Stop FOMO, Start JOMO: The Joy of Missing Out

fomo jomo

Every day we socialize with our peers and discuss numerous topics starting from light talks to more complex ones. Topics often range from trending coffee shops, currently watched Netflix series, to recent breaking news. It’s exciting when you’re able to catch all of these with your friends and are having a two-way conversation with each other. However, once you missed out on one of them, would you still have the chance to tap into the talks? 


Fear of Missing Out, usually shortened as FOMO, it’s a term that was first introduced by Patrick J. McGinnis through his writing at Harvard Business School. FOMO fears so many people and studies estimate around 70 per cent of all adults in developed countries suffer from the feeling that something is happening while they are not part of it. 


The feeling of discontent affects many people through this FOMO phenomenon, and many researchers found that the core source of this prodigy is social media. Whilst you can photoshop anything about your fun life online, other people see your updates as something extraordinary and often compare that virtual reality to their actual reality. This side effect creates anxiety and potentially leads to depression, and it’s all because of FOMO.

also read: The Science Behind Procrastination, How to Fix it?

The side effects of FOMO could prevent you from enjoying the true essence of life. So, instead of overthinking what other people have been doing without you, you could focus on what matters in your life and embrace the other side of FOMO–JOMO, the joy of missing out.
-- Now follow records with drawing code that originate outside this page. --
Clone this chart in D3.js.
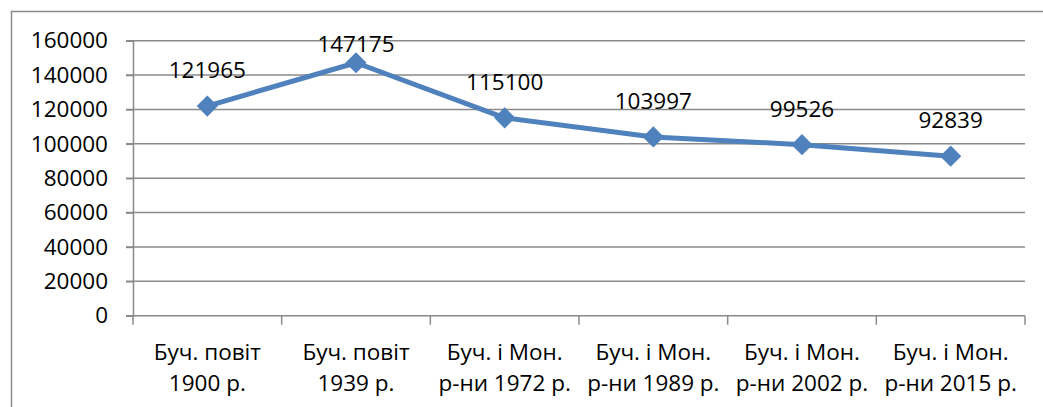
<!DOCTYPE html>
<html>
<head>
<meta charset="utf-8">
<script src="https://cdn.jsdelivr.net/npm/d3@7"></script>
<style>
  body { margin: 0; background: #fff; }
  svg { display: block; font-family: "Open Sans", sans-serif; }
</style>
</head>
<body>
<div id="chart"></div>
<script>
const categories = [
  ["Буч. повіт", "1900 р."],
  ["Буч. повіт", "1939 р."],
  ["Буч. і Мон.", "р-ни 1972 р."],
  ["Буч. і Мон.", "р-ни 1989 р."],
  ["Буч. і Мон.", "р-ни 2002 р."],
  ["Буч. і Мон.", "р-ни 2015 р."]
];
const population = [121965, 147175, 115100, 103997, 99526, 92839];
const yTicks = [0, 20000, 40000, 60000, 80000, 100000, 120000, 140000, 160000];

const width = 1043, height = 407;
const margin = { top: 40.7, right: 18, bottom: 91.3, left: 133 };
const fontSize = "22.5px";

const svg = d3.select("#chart")
  .append("svg")
  .attr("width", width)
  .attr("height", height);

// outer chart frame
svg.append("rect")
  .attr("x", 11.5)
  .attr("y", 11.5)
  .attr("width", 1040)
  .attr("height", 420)
  .attr("fill", "none")
  .attr("stroke", "#8c8c8c")
  .attr("stroke-width", 1.5);

const x = d3.scaleBand()
  .domain(d3.range(categories.length))
  .range([margin.left, width - margin.right]);

const y = d3.scaleLinear()
  .domain([0, 160000])
  .range([height - margin.bottom, margin.top]);

// gridlines
svg.append("g")
  .selectAll("line")
  .data(yTicks)
  .join("line")
  .attr("x1", margin.left - 7)
  .attr("x2", width - margin.right)
  .attr("y1", d => y(d))
  .attr("y2", d => y(d))
  .attr("stroke", "#8a8a8a")
  .attr("stroke-width", 1.5);

// y axis
const yAxis = svg.append("g")
  .attr("transform", `translate(${margin.left},0)`)
  .call(d3.axisLeft(y).tickValues(yTicks).tickSize(7).tickPadding(18).tickFormat(d3.format("d")));
yAxis.selectAll("path, line").attr("stroke", "#8a8a8a").attr("stroke-width", 1.5);
yAxis.selectAll("text")
  .attr("fill", "#000")
  .style("font-size", fontSize)
  .style("font-family", "'Open Sans', sans-serif");

// x axis
const xAxis = svg.append("g")
  .attr("transform", `translate(0,${y(0)})`);
xAxis.selectAll("line")
  .data(d3.range(categories.length + 1))
  .join("line")
  .attr("x1", i => margin.left + i * x.step())
  .attr("x2", i => margin.left + i * x.step())
  .attr("y1", 0)
  .attr("y2", 9)
  .attr("stroke", "#8a8a8a")
  .attr("stroke-width", 1.5);

xAxis.selectAll("text")
  .data(categories)
  .join("text")
  .attr("text-anchor", "middle")
  .attr("x", (d, i) => x(i) + x.bandwidth() / 2)
  .style("font-size", fontSize)
  .selectAll("tspan")
  .data(d => d)
  .join("tspan")
  .attr("x", function() { return this.parentNode.getAttribute("x"); })
  .attr("y", (d, i) => 44 + i * 31)
  .text(d => d);

const cx = i => x(i) + x.bandwidth() / 2;

// line
svg.append("path")
  .datum(population)
  .attr("fill", "none")
  .attr("stroke", "#4f81bd")
  .attr("stroke-width", 5)
  .attr("stroke-linejoin", "round")
  .attr("d", d3.line().x((d, i) => cx(i)).y(d => y(d)));

// diamond markers
svg.append("g")
  .selectAll("path")
  .data(population)
  .join("path")
  .attr("transform", (d, i) => `translate(${cx(i)},${y(d)}) rotate(45)`)
  .attr("d", "M-7.5,-7.5H7.5V7.5H-7.5Z")
  .attr("fill", "#4f81bd");

// data labels
svg.append("g")
  .selectAll("text")
  .data(population)
  .join("text")
  .attr("text-anchor", "middle")
  .attr("x", (d, i) => cx(i))
  .attr("y", d => Math.max(y(d) - 28, 52))
  .style("font-size", fontSize)
  .text(d => d);
</script>
</body>
</html>
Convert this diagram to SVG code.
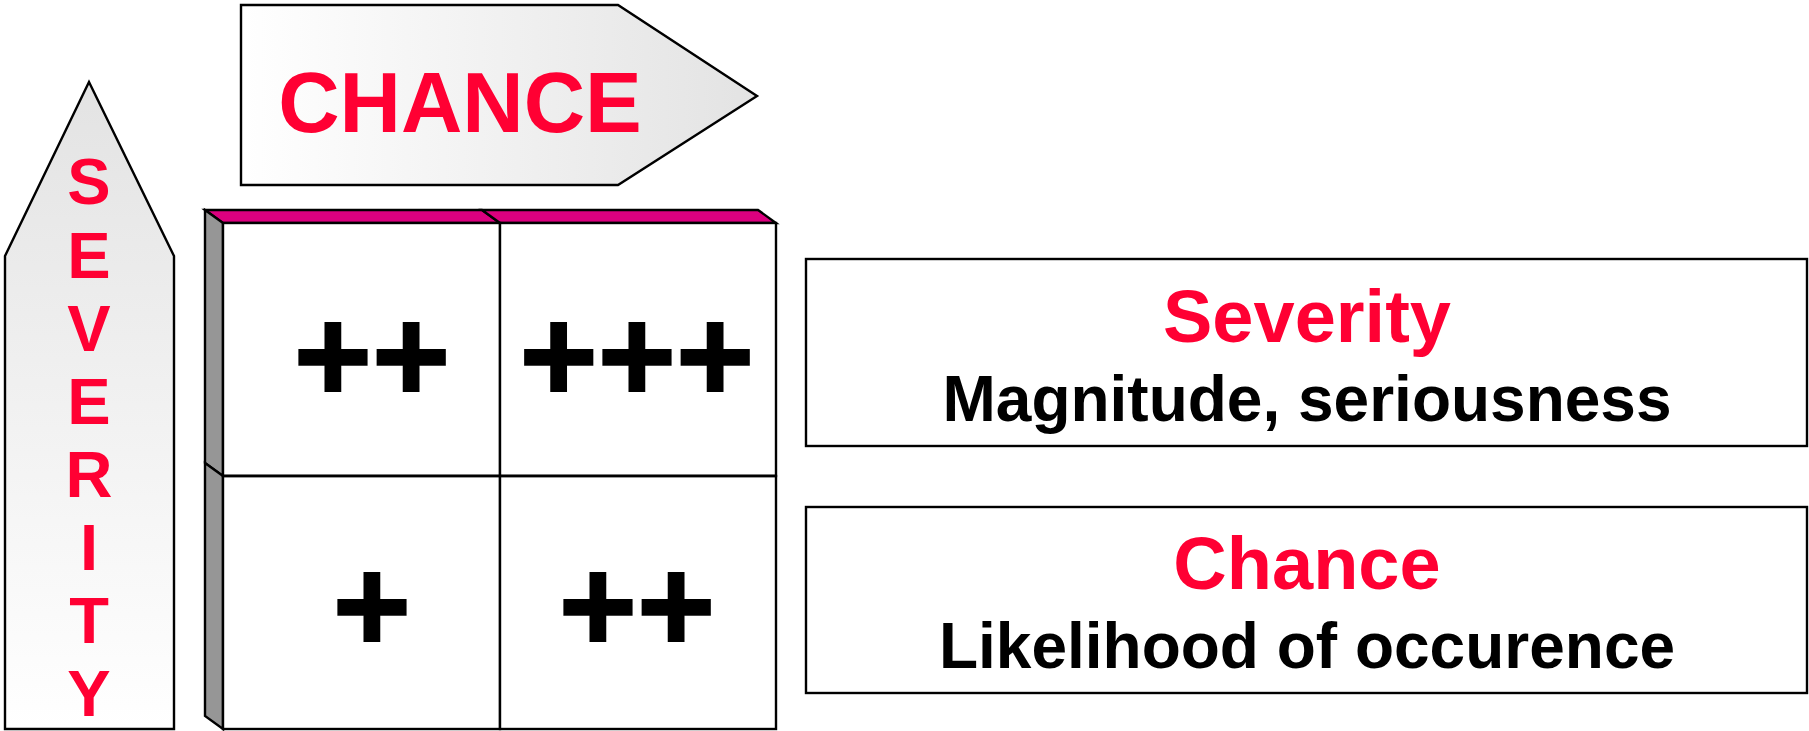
<svg xmlns="http://www.w3.org/2000/svg" width="1809" height="731" viewBox="0 0 1809 731">
<defs>
<linearGradient id="gH" x1="0" y1="0" x2="1" y2="0"><stop offset="0" stop-color="#ffffff"/><stop offset="1" stop-color="#e3e3e3"/></linearGradient>
<linearGradient id="gV" x1="0" y1="0" x2="0" y2="1"><stop offset="0" stop-color="#e3e3e3"/><stop offset="1" stop-color="#ffffff"/></linearGradient>
</defs>
<style>
.ln{stroke:#000;stroke-width:2.4;stroke-linejoin:miter}
.red{fill:#ff0033;font-family:"Liberation Sans",Arial,sans-serif;font-weight:bold}
.blk{fill:#000;font-family:"Liberation Sans",Arial,sans-serif;font-weight:bold}
.pl{fill:#000;stroke:#000;stroke-width:2;font-family:"Liberation Sans",Arial,sans-serif;font-weight:bold;font-size:134px;text-anchor:middle}
</style>
<g id="chance-arrow">
<polygon class="ln" fill="url(#gH)" points="241,5 618,5 757,96 618,185 241,185"/>
<text class="red" x="460" y="132" font-size="85" text-anchor="middle">CHANCE</text>
</g>
<g id="severity-arrow">
<polygon class="ln" fill="url(#gV)" points="89,82 174,256 174,729 5,729 5,256"/>
<g class="red" font-size="65" text-anchor="middle">
<text x="89" y="204">S</text>
<text x="89" y="278">E</text>
<text x="89" y="351">V</text>
<text x="89" y="424">E</text>
<text x="89" y="497">R</text>
<text x="89" y="570">I</text>
<text x="89" y="643">T</text>
<text x="89" y="716">Y</text>
</g>
</g>
<g id="matrix">
<polygon class="ln" fill="#dc007f" points="205,210 482,210 500,223 223,223"/>
<polygon class="ln" fill="#dc007f" points="482,210 758,210 776,223 500,223"/>
<polygon class="ln" fill="#969696" points="205,210 223,223 223,476 205,463"/>
<polygon class="ln" fill="#969696" points="205,463 223,476 223,729 205,716"/>
<rect class="ln" fill="#fff" x="223" y="223" width="277" height="253"/>
<rect class="ln" fill="#fff" x="500" y="223" width="276" height="253"/>
<rect class="ln" fill="#fff" x="223" y="476" width="277" height="253"/>
<rect class="ln" fill="#fff" x="500" y="476" width="276" height="253"/>
<line class="ln" x1="223" y1="476" x2="776" y2="476" stroke-width="3.5"/>
</g>
<g id="cell-tl"><text class="pl" x="372" y="402">++</text></g>
<g id="cell-tr"><text class="pl" x="637" y="402">+++</text></g>
<g id="cell-bl"><text class="pl" x="372" y="652">+</text></g>
<g id="cell-br"><text class="pl" x="637" y="652">++</text></g>
<g id="box-severity">
<rect class="ln" fill="#fff" x="806" y="259" width="1001" height="187"/>
<text class="red" x="1307" y="342" font-size="74" text-anchor="middle">Severity</text>
<text class="blk" x="1307" y="421" font-size="64" text-anchor="middle">Magnitude, seriousness</text>
</g>
<g id="box-chance">
<rect class="ln" fill="#fff" x="806" y="507" width="1001" height="186"/>
<text class="red" x="1307" y="589" font-size="74" text-anchor="middle">Chance</text>
<text class="blk" x="1307" y="668" font-size="64" text-anchor="middle">Likelihood of occurence</text>
</g>
<g id="connectors"/>
</svg>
The Joy of Missing Out aka JOMO is what we call having fun by taking time for yourself. Well, it doesn’t have to be “inside” all the time. Initially, the meaning behind JOMO is to focus on how you like to spend your time. In this fast-paced world, sometimes, the world sounds too noisy for us who wish to take a pause. Hence, when you need to do that, JOMO is the first step that you need to take. 

Referring to the book by professor Svend Brinkmann, “The Joy of Missing Out” urges us to opt-out and say no to invitations. It sounds simple, but is it? It takes practice to say no, but once you obtain the skill, you will develop a fulfilling way of living. Besides, by implementing JOMO in your life, you will realize that being FOMO ruins your life’s purposes. Therefore, you need to use the time that allows you to grow and strengthen your inner self. 

Walking slowly between the fast-walking people is truly hard. But it also translates that you now have more time for your thoughts and leave the unnecessary ones behind. Once you activate JOMO, you can understand what interests you and whatnot.